If the writing is what's slowing you down, that's a fixable problem. The follow-up is often the highest-value email you send all day, so treat it like one.
Meeting follow-up emails FAQs
How long should a follow-up email after a meeting be?
Most effective follow-up emails are under 200 words. A brief recap, a bulleted list of action items with owners and deadlines, and a note on next steps is all you need. Longer emails get skimmed or ignored, so keep it short enough to read in under a minute.
Should you send a follow-up email if you weren't the one who ran the meeting?
Yes, if you left with action items or commitments. You don't need to be the meeting organizer to send a recap. If you agreed to deliver something, confirming it in writing protects you and keeps things moving, regardless of who was in the chair.
What's the difference between a follow-up email and meeting minutes
Meeting minutes are a formal, comprehensive record of everything discussed.
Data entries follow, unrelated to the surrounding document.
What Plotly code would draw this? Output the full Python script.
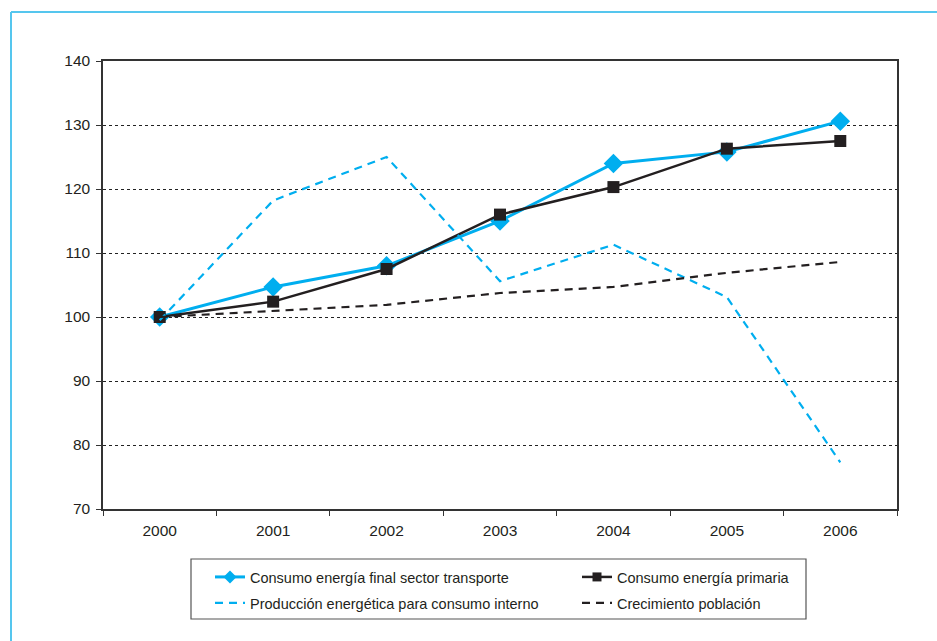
import plotly.graph_objects as go

years = ["2000", "2001", "2002", "2003", "2004", "2005", "2006"]
transporte = [100.0, 104.7, 108.0, 115.0, 124.0, 125.8, 130.6]
primaria = [100.0, 102.4, 107.5, 116.0, 120.3, 126.3, 127.5]
produccion = [99.5, 118.2, 125.0, 105.6, 111.3, 103.1, 77.3]
poblacion = [100.0, 100.9, 101.9, 103.75, 104.7, 106.9, 108.6]

names = [
    "Consumo energía final sector transporte",
    "Consumo energía primaria",
    "Producción energética para consumo interno",
    "Crecimiento población",
]

BLUE = "#00AEEF"
DARK = "#231F20"
FRAME = "#55C6EE"

W, H = 937, 641
L, R, T, B = 103, 897, 61, 509
pw, ph = R - L, B - T


def px(x):
    return (x - L) / pw


def py(y):
    return (B - y) / ph


series = [
    (transporte, names[0], dict(color=BLUE, width=3), dict(symbol="diamond", size=15, color=BLUE), 10, "legend"),
    (primaria, names[1], dict(color=DARK, width=2.5), dict(symbol="square", size=12, color=DARK), 9, "legend2"),
    (produccion, names[2], dict(color=BLUE, width=2.2, dash="8px,6px"), None, 0, "legend3"),
    (poblacion, names[3], dict(color=DARK, width=2.2, dash="8px,6px"), None, 0, "legend4"),
]

fig = go.Figure()
for vals, name, line, marker, lsize, leg in series:
    mode = "lines+markers" if marker else "lines"
    fig.add_trace(go.Scatter(x=years, y=vals, name=name, mode=mode, line=line,
                             marker=marker, showlegend=False))
    # legend entry with a smaller symbol, as in the original
    lmarker = dict(marker, size=lsize) if marker else None
    fig.add_trace(go.Scatter(x=[None], y=[None], name=name, mode=mode, line=line,
                             marker=lmarker, legend=leg, showlegend=True,
                             hoverinfo="skip"))

font = dict(family="Liberation Sans, Arial, sans-serif", color=DARK)
leg_common = dict(orientation="h", xanchor="left", yanchor="middle",
                  font=dict(size=14.5, **font), bgcolor="rgba(0,0,0,0)",
                  borderwidth=0, itemclick=False, itemdoubleclick=False)

col1, col2 = 210, 577
row1, row2 = 577, 603

fig.update_layout(
    width=W, height=H,
    showlegend=True,
    margin=dict(l=L, r=W - R, t=T, b=H - B),
    paper_bgcolor="white", plot_bgcolor="white",
    font=dict(size=15, **font),
    xaxis=dict(type="category", range=[-0.5, 6.5], showgrid=False,
               tickson="boundaries", ticks="outside", ticklen=5, tickcolor="#333",
               ticklabelstandoff=7,
               showline=True, mirror=True, linecolor="#333", linewidth=1.5,
               tickfont=dict(size=15.5, **font), fixedrange=True),
    yaxis=dict(range=[70, 140], dtick=10, tick0=70, showgrid=True,
               gridcolor="#222", griddash="dot", gridwidth=1,
               ticks="outside", ticklen=5, tickcolor="#333",
               ticklabelstandoff=3,
               showline=True, mirror=True, linecolor="#333", linewidth=1.5,
               zeroline=False, tickfont=dict(size=15.5, **font), fixedrange=True),
    legend=dict(x=px(col1), y=py(row1), **leg_common),
    legend2=dict(x=px(col2), y=py(row1), **leg_common),
    legend3=dict(x=px(col1), y=py(row2), **leg_common),
    legend4=dict(x=px(col2), y=py(row2), **leg_common),
    shapes=[
        dict(type="rect", xref="paper", yref="paper",
             x0=px(191), x1=px(806), y0=py(619), y1=py(559),
             line=dict(color="#555", width=1.2), fillcolor="rgba(0,0,0,0)"),
        dict(type="line", xref="paper", yref="paper",
             x0=px(11), x1=px(960), y0=py(12), y1=py(12),
             line=dict(color=FRAME, width=2)),
        dict(type="line", xref="paper", yref="paper",
             x0=px(11), x1=px(11), y0=py(12), y1=py(680),
             line=dict(color=FRAME, width=2)),
    ],
)

fig.write_html("out.html")
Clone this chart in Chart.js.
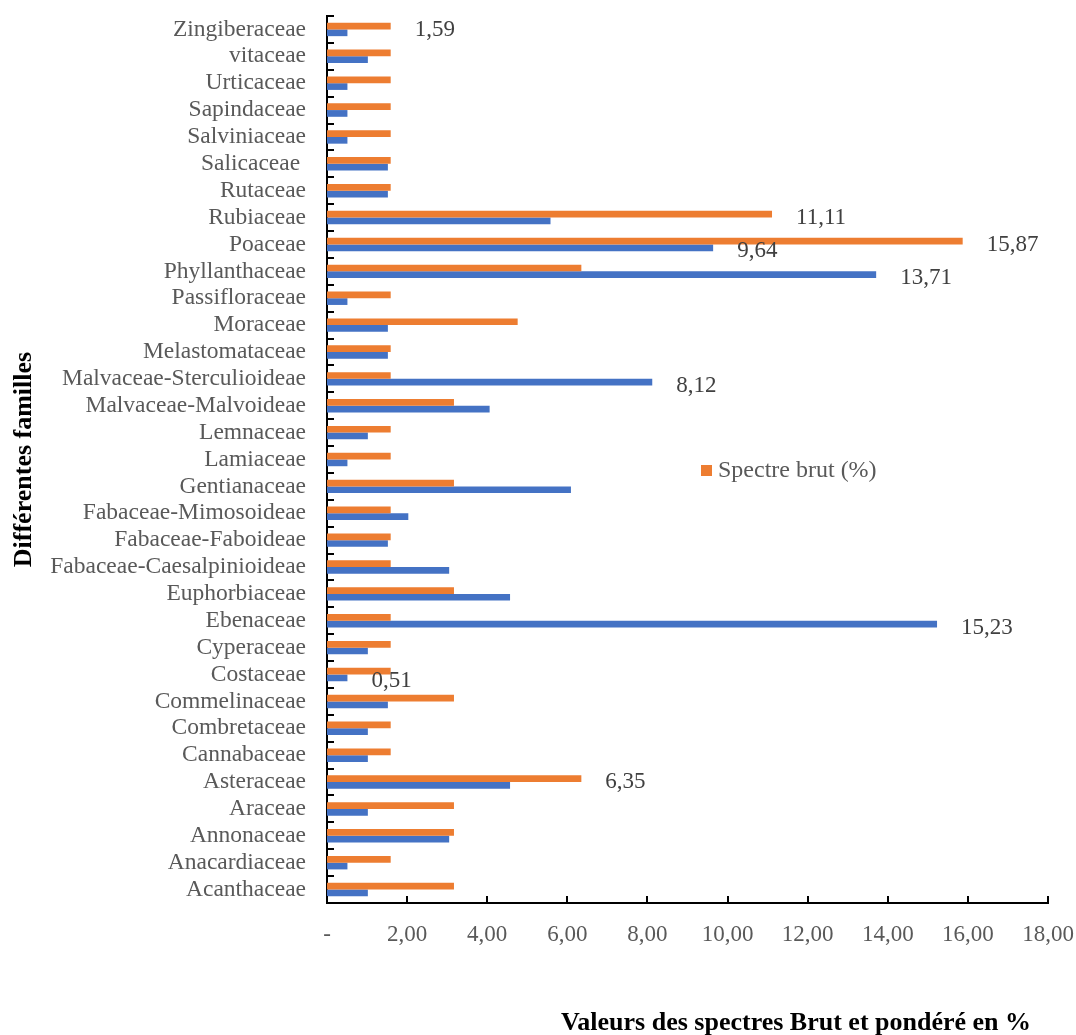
<!DOCTYPE html>
<html lang="fr">
<head>
<meta charset="utf-8">
<title>Spectres brut et pondéré par famille</title>
<script src="https://cdn.jsdelivr.net/npm/chart.js@4.4.1/dist/chart.umd.min.js"></script>
<style>
  html, body { margin: 0; padding: 0; background: #ffffff; }
  #wrap { width: 1076px; height: 1035px; position: relative; }
</style>
</head>
<body>
<div id="wrap"><canvas id="chart" width="1076" height="1035"></canvas></div>
<script>
// Families, listed from the top of the chart to the bottom
const families = [
  'Zingiberaceae', 'vitaceae', 'Urticaceae', 'Sapindaceae', 'Salviniaceae',
  'Salicaceae ', 'Rutaceae', 'Rubiaceae', 'Poaceae', 'Phyllanthaceae',
  'Passifloraceae', 'Moraceae', 'Melastomataceae', 'Malvaceae-Sterculioideae',
  'Malvaceae-Malvoideae', 'Lemnaceae', 'Lamiaceae', 'Gentianaceae',
  'Fabaceae-Mimosoideae', 'Fabaceae-Faboideae', 'Fabaceae-Caesalpinioideae',
  'Euphorbiaceae', 'Ebenaceae', 'Cyperaceae', 'Costaceae', 'Commelinaceae',
  'Combretaceae', 'Cannabaceae', 'Asteraceae', 'Araceae', 'Annonaceae',
  'Anacardiaceae', 'Acanthaceae'
];

// Spectre brut (%)
const spectreBrut = [
  1.59, 1.59, 1.59, 1.59, 1.59,
  1.59, 1.59, 11.11, 15.87, 6.35,
  1.59, 4.76, 1.59, 1.59,
  3.17, 1.59, 1.59, 3.17,
  1.59, 1.59, 1.59,
  3.17, 1.59, 1.59, 1.59, 3.17,
  1.59, 1.59, 6.35, 3.17, 3.17,
  1.59, 3.17
];

// Spectre pondéré (%)
const spectrePondere = [
  0.51, 1.02, 0.51, 0.51, 0.51,
  1.52, 1.52, 5.58, 9.64, 13.71,
  0.51, 1.52, 1.52, 8.12,
  4.06, 1.02, 0.51, 6.09,
  2.03, 1.52, 3.05,
  4.57, 15.23, 1.02, 0.51, 1.52,
  1.02, 1.02, 4.57, 1.02, 3.05,
  0.51, 1.02
];

// Value axis
const axisMin = 0;
const axisMax = 18;
const axisStep = 2;

// Bars carrying a value label: [series index, family]
const labelledBars = [
  [0, 'Zingiberaceae'],
  [0, 'Rubiaceae'],
  [0, 'Poaceae'],
  [1, 'Poaceae'],
  [1, 'Phyllanthaceae'],
  [1, 'Malvaceae-Sterculioideae'],
  [1, 'Ebenaceae'],
  [1, 'Costaceae'],
  [0, 'Asteraceae']
];

const SERIF = '"Liberation Serif", "Times New Roman", serif';
const fmt = v => v.toFixed(2).replace('.', ',');

// Keep the plot frame fixed: scales may not push it inward for label overhang
function noOverhang(scale) {
  scale.paddingTop = 0;
  scale.paddingBottom = 0;
  scale.paddingLeft = 0;
  scale.paddingRight = 0;
}

// Inward tick marks on both axes
const axisTicks = {
  id: 'axisTicks',
  afterDraw(chart) {
    const { ctx, chartArea } = chart;
    const x = chart.scales.x, y = chart.scales.y;
    ctx.save();
    ctx.strokeStyle = '#000000';
    ctx.lineWidth = 2;
    ctx.beginPath();
    const step = y.getPixelForValue(1) - y.getPixelForValue(0);
    for (let i = 0; i <= families.length; i++) {
      const py = Math.round(y.getPixelForValue(i) - step / 2);
      ctx.moveTo(chartArea.left, py);
      ctx.lineTo(chartArea.left + 7, py);
    }
    x.ticks.forEach(t => {
      const px = Math.round(x.getPixelForValue(t.value));
      ctx.moveTo(px, chartArea.bottom);
      ctx.lineTo(px, chartArea.bottom - 7);
    });
    ctx.stroke();
    ctx.restore();
  }
};

// Value labels at the end of selected bars
const barValueLabels = {
  id: 'barValueLabels',
  afterDatasetsDraw(chart, args, opts) {
    const { ctx } = chart;
    ctx.save();
    ctx.font = '23px ' + SERIF;
    ctx.fillStyle = '#404040';
    ctx.textAlign = 'left';
    ctx.textBaseline = 'alphabetic';
    labelledBars.forEach(([ds, fam]) => {
      const idx = families.indexOf(fam);
      const el = chart.getDatasetMeta(ds).data[idx];
      const v = chart.data.datasets[ds].data[idx];
      ctx.fillText(fmt(v), el.x + opts.gap, el.y + opts.baseline);
    });
    ctx.restore();
  }
};

// Legend entry for the raw spectrum, inside the plot
const innerLegend = {
  id: 'innerLegend',
  afterDraw(chart, args, opts) {
    const { ctx, chartArea } = chart;
    const ds = chart.data.datasets[0];
    const x0 = chartArea.left + opts.dx;
    const yb = opts.y;
    ctx.save();
    ctx.fillStyle = ds.backgroundColor;
    ctx.fillRect(x0, yb - 11.5, 11, 11);
    ctx.font = '24px ' + SERIF;
    ctx.fillStyle = '#595959';
    ctx.textAlign = 'left';
    ctx.textBaseline = 'alphabetic';
    ctx.fillText(ds.label, x0 + 17, yb);
    ctx.restore();
  }
};

// Horizontal axis title
const valueAxisTitle = {
  id: 'valueAxisTitle',
  afterDraw(chart, args, opts) {
    const { ctx } = chart;
    ctx.save();
    ctx.font = 'bold 26px ' + SERIF;
    ctx.fillStyle = '#000000';
    ctx.textAlign = 'center';
    ctx.textBaseline = 'alphabetic';
    ctx.fillText(opts.text, opts.x, opts.y);
    ctx.restore();
  }
};

new Chart(document.getElementById('chart'), {
  type: 'bar',
  data: {
    labels: families,
    datasets: [
      {
        label: 'Spectre brut (%)',
        data: spectreBrut,
        backgroundColor: '#ED7D31',
        categoryPercentage: 0.5,
        barPercentage: 1.0
      },
      {
        label: 'Spectre pondéré (%)',
        data: spectrePondere,
        backgroundColor: '#4472C4',
        categoryPercentage: 0.5,
        barPercentage: 1.0
      }
    ]
  },
  options: {
    indexAxis: 'y',
    responsive: false,
    animation: false,
    devicePixelRatio: 1,
    layout: { padding: { top: 16, right: 28, bottom: 0, left: 0 } },
    scales: {
      x: {
        min: axisMin,
        max: axisMax,
        grid: { display: false, drawTicks: false },
        border: { display: true, color: '#000000', width: 2 },
        ticks: {
          stepSize: axisStep,
          color: '#595959',
          font: { family: SERIF, size: 23 },
          padding: 18,
          maxRotation: 0,
          callback: v => (v === 0 ? '-' : fmt(v))
        },
        afterFit(scale) { scale.height = 132; noOverhang(scale); }
      },
      y: {
        grid: { display: false, drawTicks: false },
        border: { display: true, color: '#000000', width: 2 },
        ticks: {
          autoSkip: false,
          color: '#595959',
          font: { family: SERIF, size: 23.5, lineHeight: 1 },
          padding: 21
        },
        title: {
          display: true,
          text: 'Différentes familles',
          color: '#000000',
          font: { family: SERIF, size: 26, weight: 'bold', lineHeight: 1.2 },
          padding: { top: 9, bottom: 0 }
        },
        afterFit(scale) { scale.width = 327; noOverhang(scale); }
      }
    },
    plugins: {
      legend: { display: false },
      tooltip: { enabled: false },
      barValueLabels: { gap: 24, baseline: 9.5 },
      innerLegend: { dx: 374, y: 476.5 },
      valueAxisTitle: { text: 'Valeurs des spectres Brut et pondéré en %', x: 796, y: 1030 }
    }
  },
  plugins: [axisTicks, barValueLabels, innerLegend, valueAxisTitle]
});
</script>
</body>
</html>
A follow-up email is a short, action-oriented summary intended to prompt next steps. For most professional meetings, a follow-up email is what's actually useful; minutes are typically reserved for board meetings, legal contexts, or formal committee proceedings.
What if you realize you've missed something after sending the follow-up?
Send a short correction email the same day if possible. One line is fine: "Quick addition to my earlier note: [Item] is also on [person's] plate by [date]." Don't leave gaps unaddressed; it's better to send a brief correction than to let an action item fall through because it wasn't confirmed.
How do you follow up if the other person hasn't responded to your original follow-up?
Wait 2 to 3 business days, then send a single short nudge referencing the original email. Keep it brief, don't re-send the full recap, and make it easy for them to act: a direct question or a specific ask works better than an open-ended check-in.